Paying for a priority service
still does not guarantee
a quick decision

For people who want to live in the UK and need a settlement or migration visa in a hurry, the UK Visas and Immigration Service (UKVI) offers an enhanced priority visa service.

Customers who are willing to pay an extra £551 (per person) in addition to the usual visa costs for their settlement application will be placed ‘at the front of the queue at every stage of the decision-making process’, the UKVI promises.

The lure of having their UK visa application concluded quickly is not lost on a significant number of overseas nationals seeking to relocate to the UK. Between April and September 2018, 6,660 applicants handed over more than £3.6 million to the Home Office to have their case submission expedited.

Is it worth it?

Disappointingly, based on data we have recently received from the Home Office via a Freedom of Information request, the UKVI is not delivering a consistent priority service – for the second year in a row.

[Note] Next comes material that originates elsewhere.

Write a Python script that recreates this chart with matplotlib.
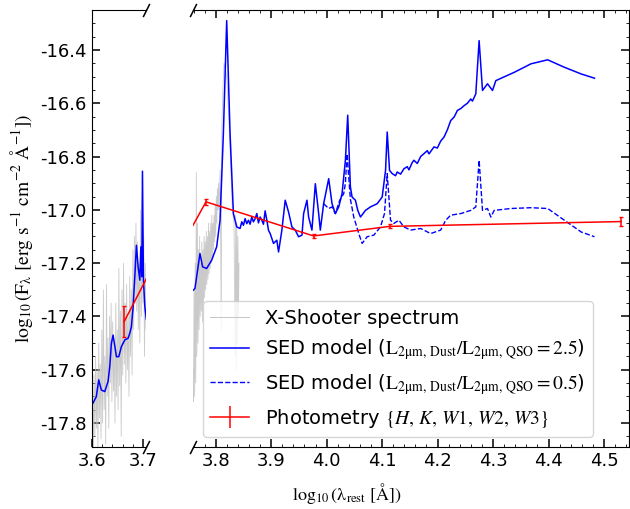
import numpy as np
import matplotlib.pyplot as plt
from matplotlib.lines import Line2D
from matplotlib.ticker import MultipleLocator

plt.rcParams['mathtext.fontset'] = 'stix'
plt.rcParams['axes.unicode_minus'] = False

# X-Shooter spectrum (log10 lambda, log10 F)
spec_x = [3.6000, 3.6015, 3.6030, 3.6045, 3.6060, 3.6075, 3.6090, 3.6105, 3.6120, 3.6135,
          3.6150, 3.6165, 3.6180, 3.6195, 3.6210, 3.6225, 3.6240, 3.6255, 3.6270, 3.6285,
          3.6300, 3.6315, 3.6330, 3.6345, 3.6360, 3.6375, 3.6390, 3.6405, 3.6420, 3.6435,
          3.6450, 3.6465, 3.6480, 3.6495, 3.6510, 3.6525, 3.6540, 3.6555, 3.6570, 3.6585,
          3.6600, 3.6615, 3.6630, 3.6645, 3.6660, 3.6675, 3.6690, 3.6705, 3.6720, 3.6735,
          3.6750, 3.6765, 3.6780, 3.6795, 3.6810, 3.6825, 3.6840, 3.6855, 3.6870, 3.6885,
          3.6900, 3.6915, 3.6930, 3.6945, 3.6960, 3.6975, 3.6990, 3.7005, 3.7020, 3.7035,
          3.7050,
          3.7590, 3.7600, 3.7610, 3.7620, 3.7630, 3.7640, 3.7650, 3.7660, 3.7670, 3.7680,
          3.7690, 3.7700, 3.7710, 3.7720, 3.7730, 3.7740, 3.7750, 3.7760, 3.7770, 3.7780,
          3.7790, 3.7800, 3.7810, 3.7820, 3.7830, 3.7840, 3.7850, 3.7860, 3.7870, 3.7880,
          3.7890, 3.7900, 3.7910, 3.7920, 3.7930, 3.7940, 3.7950, 3.7960, 3.7970, 3.7980,
          3.7990, 3.8000, 3.8010, 3.8020, 3.8030, 3.8040, 3.8050, 3.8060, 3.8080, 3.8100,
          3.8110, 3.8130, 3.8150, 3.8200, 3.8250, 3.8300, 3.8330, 3.8350, 3.8360, 3.8370,
          3.8380, 3.8390, 3.8400, 3.8410, 3.8420]
spec_y = [-17.88, -17.70, -17.90, -17.62, -17.85, -17.55, -17.82, -17.60, -17.90, -17.50,
          -17.78, -17.58, -17.86, -17.45, -17.80, -17.30, -17.75, -17.55, -17.88, -17.28,
          -17.70, -17.48, -17.82, -17.40, -17.65, -17.35, -17.72, -17.42, -17.68, -17.50,
          -17.80, -17.35, -17.70, -17.45, -17.75, -17.22, -17.66, -17.38, -17.85, -17.30,
          -17.62, -17.20, -17.58, -17.35, -17.65, -17.28, -17.60, -17.40, -17.70, -17.25,
          -17.55, -17.30, -17.62, -17.15, -17.45, -17.10, -17.35, -17.05, -17.38, -17.12,
          -17.45, -17.20, -17.50, -17.00, -17.40, -16.95, -17.35, -17.10, -17.55, -17.20,
          -17.45,
          -17.60, -17.72, -17.30, -17.70, -17.20, -17.65, -16.86, -17.55, -17.05, -17.50,
          -17.15, -17.45, -17.10, -17.40, -17.20, -17.38, -17.12, -17.42, -17.15, -17.35,
          -17.10, -17.33, -17.12, -17.30, -17.08, -17.28, -17.10, -17.26, -17.05, -17.24,
          -17.08, -17.22, -17.05, -17.20, -17.02, -17.18, -17.05, -17.15, -17.02, -17.12,
          -16.98, -17.10, -16.95, -17.05, -16.92, -17.00, -16.90, -17.00, -16.85, -17.45,
          -16.70, -16.55, -16.45, -16.50, -16.72, -17.00, -17.05, -17.55, -17.02, -17.60,
          -17.05, -17.50, -17.10, -17.40, -17.20]

# SED model, L_dust/L_QSO = 2.5
sed_x = [3.6006, 3.6089, 3.6135, 3.6186, 3.6252, 3.6316, 3.6349, 3.6380, 3.6413, 3.6446,
         3.6477, 3.6523, 3.6574, 3.6640, 3.6703, 3.6736, 3.6767, 3.6800, 3.6833, 3.6864,
         3.6897, 3.6930, 3.6950, 3.6969, 3.6981, 3.7000, 3.7027, 3.7058,
         3.7626, 3.7716, 3.7764, 3.7837, 3.7927, 3.8017, 3.8078, 3.8138, 3.8198, 3.8259,
         3.8319, 3.8379, 3.8439, 3.8470, 3.8500, 3.8530, 3.8560, 3.8590, 3.8620, 3.8650,
         3.8680, 3.8711, 3.8741, 3.8771, 3.8801, 3.8831, 3.8861, 3.8891, 3.8922, 3.8952,
         3.8982, 3.9042, 3.9102, 3.9133, 3.9193, 3.9253, 3.9313, 3.9374, 3.9434, 3.9494,
         3.9555, 3.9585, 3.9645, 3.9675, 3.9735, 3.9796, 3.9856, 3.9886, 3.9946, 4.0037,
         4.0097, 4.0157, 4.0218, 4.0278, 4.0338, 4.0380, 4.0428, 4.0459, 4.0519, 4.0561,
         4.0610, 4.0700, 4.0790, 4.0911, 4.1001, 4.1062, 4.1092, 4.1134, 4.1182, 4.1242,
         4.1272, 4.1333, 4.1393, 4.1453, 4.1484, 4.1544, 4.1574, 4.1634, 4.1695, 4.1755,
         4.1815, 4.1845, 4.1935, 4.1996, 4.2056, 4.2116, 4.2176, 4.2237, 4.2297, 4.2327,
         4.2357, 4.2418, 4.2478, 4.2538, 4.2599, 4.2629, 4.2689, 4.2749, 4.2810, 4.2900,
         4.2990, 4.3051, 4.3382, 4.3684, 4.3985, 4.4286, 4.4588, 4.4829]
sed_hi = [-17.732, -17.701, -17.638, -17.676, -17.682, -17.644, -17.588, -17.501, -17.470, -17.513,
          -17.551, -17.551, -17.513, -17.488, -17.482, -17.463, -17.439, -17.364, -17.251, -17.133,
          -17.214, -17.264, -17.139, -17.251, -16.855, -17.264, -17.364, -17.413,
          -17.295, -17.164, -17.214, -17.220, -17.189, -17.139, -17.039, -16.715, -16.290, -16.715,
          -17.014, -17.064, -17.070, -17.045, -17.058, -17.033, -17.052, -17.039, -17.054, -17.027,
          -17.045, -17.033, -17.014, -17.049, -17.027, -17.039, -17.054, -17.004, -17.039, -17.077,
          -17.089, -17.126, -17.114, -17.158, -17.076, -16.964, -17.008, -17.064, -17.076, -17.101,
          -17.095, -17.014, -16.964, -17.027, -17.076, -16.902, -17.014, -17.076, -16.977, -16.883,
          -16.977, -17.014, -16.989, -16.939, -16.814, -16.645, -16.914, -16.952, -16.964, -17.002,
          -17.027, -17.002, -16.989, -16.977, -16.952, -16.852, -16.708, -16.852, -16.864, -16.872,
          -16.858, -16.866, -16.846, -16.838, -16.850, -16.822, -16.814, -16.826, -16.800, -16.789,
          -16.778, -16.790, -16.764, -16.768, -16.742, -16.727, -16.700, -16.665, -16.652, -16.640,
          -16.627, -16.620, -16.609, -16.600, -16.584, -16.592, -16.565, -16.365, -16.552, -16.527,
          -16.552, -16.515, -16.484, -16.452, -16.437, -16.465, -16.490, -16.506]

# SED model, L_dust/L_QSO = 0.5 (same as above below ~4.0)
sed_lo_x = [3.9946, 4.0037, 4.0097, 4.0157, 4.0236, 4.0308, 4.0338, 4.0368, 4.0428, 4.0489,
            4.0579, 4.0640, 4.0730, 4.0850, 4.0971, 4.1043, 4.1092, 4.1152, 4.1212, 4.1303,
            4.1393, 4.1514, 4.1694, 4.1875, 4.2056, 4.2147, 4.2237, 4.2418, 4.2599, 4.2689,
            4.2749, 4.2810, 4.2900, 4.2960, 4.3021, 4.3322, 4.3684, 4.3985, 4.4286, 4.4588,
            4.4829]
sed_lo = [-16.977, -16.995, -16.989, -17.014, -16.964, -16.939, -16.900, -16.790, -16.960, -17.027,
          -17.089, -17.126, -17.101, -17.095, -17.064, -17.014, -16.864, -17.039, -17.051, -17.039,
          -17.064, -17.076, -17.070, -17.089, -17.076, -17.039, -17.020, -17.014, -17.002, -16.989,
          -16.814, -17.002, -16.995, -17.027, -17.002, -16.995, -16.992, -16.995, -17.039, -17.083,
          -17.101]

# photometry H, K, W1, W2, W3
phot_x = [3.6626, 3.7825, 3.9765, 4.1140, 4.5310]
phot_y = [-17.420, -16.970, -17.098, -17.062, -17.044]
phot_err = [0.058, 0.011, 0.008, 0.008, 0.018]

lab_spec = 'X-Shooter spectrum'
lab_hi = r'SED model ($\mathrm{L_{2μm,\,Dust}/L_{2μm,\,QSO}=2.5}$)'
lab_lo = r'SED model ($\mathrm{L_{2μm,\,Dust}/L_{2μm,\,QSO}=0.5}$)'
lab_phot = r'Photometry $\{H,\,K,\,W1,\,W2,\,W3\}$'

fig = plt.figure(figsize=(6.3, 5.09), dpi=100)
ax1 = fig.add_axes([0.1456, 0.1218, 0.0862, 0.8586])
ax2 = fig.add_axes([0.3063, 0.1218, 0.6920, 0.8586], sharey=ax1)

for ax in (ax1, ax2):
    ax.plot(spec_x, spec_y, color='#bdbdbd', lw=0.6, alpha=0.8)
    ax.plot(sed_x, sed_hi, color='blue', lw=1.1)
    ax.plot(sed_lo_x, sed_lo, color='blue', lw=1.0, ls='--')
    ax.errorbar(phot_x, phot_y, yerr=phot_err, fmt='-', color='red', lw=1.1, capsize=1.5)
    ax.tick_params(which='both', direction='in', labelsize=13)
    ax.tick_params(which='major', length=5.5, width=1.1)
    ax.tick_params(which='minor', length=2.5)
    ax.xaxis.set_minor_locator(MultipleLocator(0.02))
    ax.yaxis.set_minor_locator(MultipleLocator(0.05))

ax1.set_xlim(3.6, 3.705)
ax1.set_ylim(-17.89, -16.25)
ax1.xaxis.set_major_locator(MultipleLocator(0.1))
ax1.yaxis.set_major_locator(MultipleLocator(0.2))
ax1.spines['right'].set_visible(False)
ax1.tick_params(right=False)

ax2.set_xlim(3.759, 4.545)
ax2.xaxis.set_major_locator(MultipleLocator(0.1))
ax2.spines['left'].set_visible(False)
ax2.tick_params(which='both', left=False, labelleft=False, right=True, top=True)

# broken-axis marks
kw = dict(marker=[(-0.5, -1), (0.5, 1)], markersize=9.5, linestyle='none',
          color='k', mec='k', mew=1.1, clip_on=False)
ax1.plot([1, 1], [0, 1], transform=ax1.transAxes, **kw)
ax2.plot([0, 0], [0, 1], transform=ax2.transAxes, **kw)

ax1.set_ylabel(r'$\log_{10}(\mathrm{F_{\lambda}\ [erg\ s^{-1}\ cm^{-2}\ Å^{-1}]})$', fontsize=14)
fig.text(0.551, 0.03, r'$\log_{10}(\mathrm{λ_{rest}\ [Å]})$', fontsize=13, ha='center', va='center')

handles = [
    Line2D([], [], color='#bdbdbd', lw=0.6),
    Line2D([], [], color='blue', lw=1.1),
    Line2D([], [], color='blue', lw=1.0, ls='--'),
    Line2D([], [], color='red', lw=1.1, marker='|', markersize=16, mew=1.1),
]
ax2.legend(handles, [lab_spec, lab_hi, lab_lo, lab_phot], loc='lower left',
           fontsize=14, handlelength=2.0)

fig.savefig('out.png', dpi=100)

Of the 6,660 priority settlement applications filed during this period, only a third (2,240) were concluded within the targeted 30 working days. Most applications (3,025) took between 31 and 59 working days to conclude, while 19% of cases (1,290) lodged between April 2018 and September 2018 remained pending.

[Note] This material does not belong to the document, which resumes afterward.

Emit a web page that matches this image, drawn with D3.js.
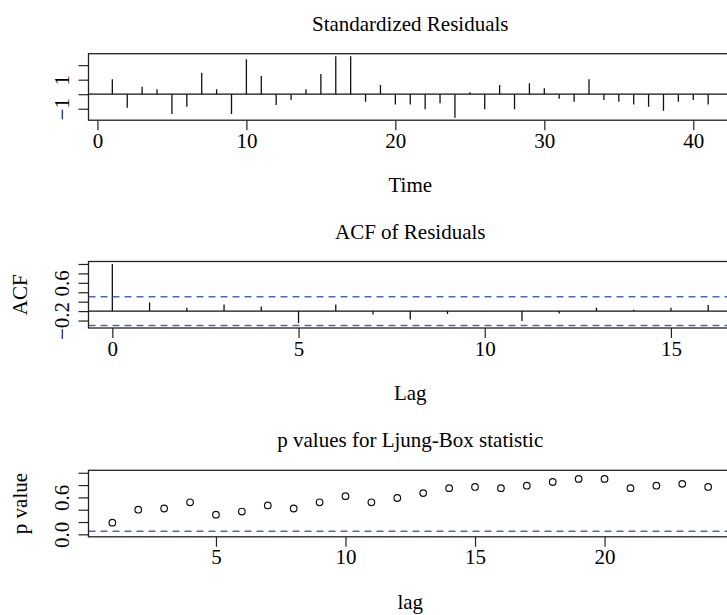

With 66% of all priority settlement cases failing to complete within 30 working days, the service is not fit for its intended purpose and quite clearly misleads consumers on what they will get for their money. Given the significant cost associated with this service (a family of four would need to pay £2,204), the Home Office has a duty to either deliver or ditch the service.

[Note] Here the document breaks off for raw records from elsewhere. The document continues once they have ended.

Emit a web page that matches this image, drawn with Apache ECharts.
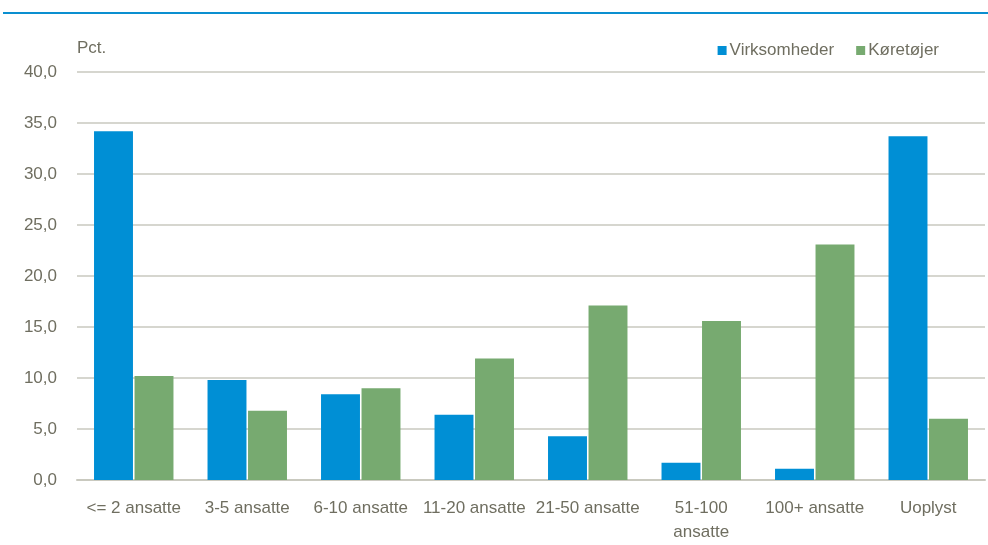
<!DOCTYPE html>
<html>
<head>
<meta charset="utf-8">
<script src="https://cdn.jsdelivr.net/npm/echarts@6/dist/echarts.min.js"></script>
<style>html,body{margin:0;padding:0;background:#fff}#c{width:988px;height:545px}</style>
</head>
<body>
<div id="c"></div>
<script>
const categories = ['<= 2 ansatte', '3-5 ansatte', '6-10 ansatte', '11-20 ansatte', '21-50 ansatte', '51-100\nansatte', '100+ ansatte', 'Uoplyst'];
const virksomheder = [34.2, 9.8, 8.4, 6.4, 4.3, 1.7, 1.1, 33.7];
const koretojer = [10.2, 6.8, 9.0, 11.9, 17.1, 15.6, 23.1, 6.0];
const yTicks = { min: 0, max: 40, interval: 5 };

const textColor = '#6f6e60';
const font = '"Liberation Sans", Arial, sans-serif';
const fs = 17;
const chart = echarts.init(document.getElementById('c'), null, { renderer: 'canvas' });
chart.setOption({
  animation: false,
  backgroundColor: '#ffffff',
  textStyle: { fontFamily: font },
  graphic: [
    { type: 'rect', shape: { x: 3, y: 12, width: 985, height: 2 }, style: { fill: '#0a8fd0' } },
    { type: 'text', left: 77, top: 40, style: { text: 'Pct.', fill: textColor, font: fs + 'px ' + font } }
  ],
  legend: {
    right: 44, top: 37, itemWidth: 9, itemHeight: 9, itemGap: 22,
    icon: 'rect',
    textStyle: { color: textColor, fontSize: fs, fontFamily: font, padding: [0, 0, 0, -2] },
    data: ['Virksomheder', 'Køretøjer']
  },
  grid: { left: 77, right: 3, top: 72, bottom: 65, containLabel: false },
  xAxis: {
    type: 'category', data: categories,
    axisTick: { show: false },
    axisLine: { lineStyle: { color: '#c9c9bf', width: 2 } },
    axisLabel: { color: textColor, fontSize: fs, fontFamily: font, margin: 16, interval: 0, lineHeight: 24 }
  },
  yAxis: {
    type: 'value', min: yTicks.min, max: yTicks.max, interval: yTicks.interval,
    axisLabel: { color: textColor, fontSize: fs, fontFamily: font, margin: 20,
      formatter: v => v.toFixed(1).replace('.', ',') },
    splitLine: { lineStyle: { color: '#c9c9bf', width: 1.5 } },
    axisLine: { show: false }, axisTick: { show: false }
  },
  series: [
    { name: 'Virksomheder', type: 'bar', data: virksomheder, barGap: '4%', barCategoryGap: '30%',
      itemStyle: { color: '#008fd5' } },
    { name: 'Køretøjer', type: 'bar', data: koretojer,
      itemStyle: { color: '#77aa70' } }
  ]
});
</script>
</body>
</html>
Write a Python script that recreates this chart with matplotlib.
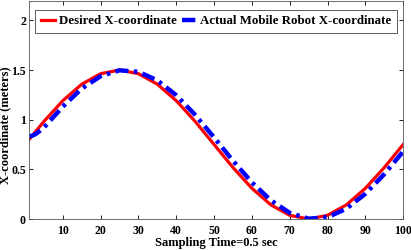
#!/usr/bin/env python3

import matplotlib
matplotlib.use('Agg')
import matplotlib.pyplot as plt

# sampling instants and x-coordinates (meters)
t_desired = [1, 5, 10, 15, 20, 25, 30, 35, 40, 45, 50,
             55, 60, 65, 70, 75, 80, 85, 90, 95, 100]
x_desired = [0.797, 0.982, 1.191, 1.357, 1.463, 1.500, 1.463, 1.357, 1.191, 0.982, 0.750,
             0.518, 0.309, 0.143, 0.037, 0.000, 0.037, 0.143, 0.309, 0.518, 0.750]

t_actual = [1, 2, 3, 5, 10, 15, 20, 25, 30, 35, 40, 45, 50,
            55, 60, 65, 70, 75, 80, 85, 90, 95, 100]
x_actual = [0.83, 0.84, 0.86, 0.92, 1.132, 1.313, 1.438, 1.497, 1.482, 1.396, 1.246, 1.048, 0.821,
            0.586, 0.368, 0.188, 0.062, 0.003, 0.018, 0.104, 0.254, 0.452, 0.680]

x_ticks = [10, 20, 30, 40, 50, 60, 70, 80, 90, 100]
y_ticks = [0, 0.5, 1, 1.5, 2]

plt.rcParams['font.family'] = ['Liberation Serif', 'DejaVu Serif']
plt.rcParams['font.weight'] = 'bold'

fig = plt.figure(figsize=(4.11, 2.5), dpi=100)
ax = fig.add_axes([0.07, 0.124, 0.911, 0.874])

ax.plot(t_desired, x_desired, color='#ff0000', linewidth=2.3, label='Desired X-coordinate')
ax.plot(t_actual, x_actual, color='#0000ff', linewidth=3.2, linestyle=(0, (3.0, 1.2, 0.8, 1.2)),
        label='Actual Mobile Robot X-coordinate')

ax.set_xlim(1, 100)
ax.set_ylim(0, 2.2)
ax.set_xticks(x_ticks)
ax.set_yticks(y_ticks)
ax.set_yticklabels(['0', '0.5', '1', '1.5', '2'])
ax.tick_params(direction='in', top=True, right=True, length=3, width=0.6, labelsize=8.5)
ax.tick_params(axis='x', pad=4)
ax.tick_params(axis='y', pad=2)
for s in ax.spines.values():
    s.set_linewidth(0.6)
    s.set_color('#555555')

ax.set_xlabel('Sampling Time=0.5 sec', fontsize=9, fontweight='bold', labelpad=0)
ax.set_ylabel('X-coordinate (meters)', fontsize=9, fontweight='bold')
ax.yaxis.set_label_coords(-0.047, 0.43)

leg = ax.legend(loc='upper center', ncol=2, fontsize=9.3, frameon=True, fancybox=False,
                handlelength=1.1, handletextpad=0.3, columnspacing=0.4,
                borderpad=0.45, borderaxespad=0.7)
leg.get_frame().set_edgecolor('#333333')
leg.get_frame().set_linewidth(0.7)

fig.savefig('out.png', dpi=100)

As a quick fix, the authorities could quite easily publish its current priority visa processing times and allow customers to evaluate the benefits of purchasing optional extra services. However, the Home Office probably also recognise that customers armed with these facts may be more reluctant to part with their money.

Unfortunately, until the Home Office changes its ways, many unsuspecting customers will continue to believe the hype and throw hundreds of pounds at a failing ‘priority visa’ service.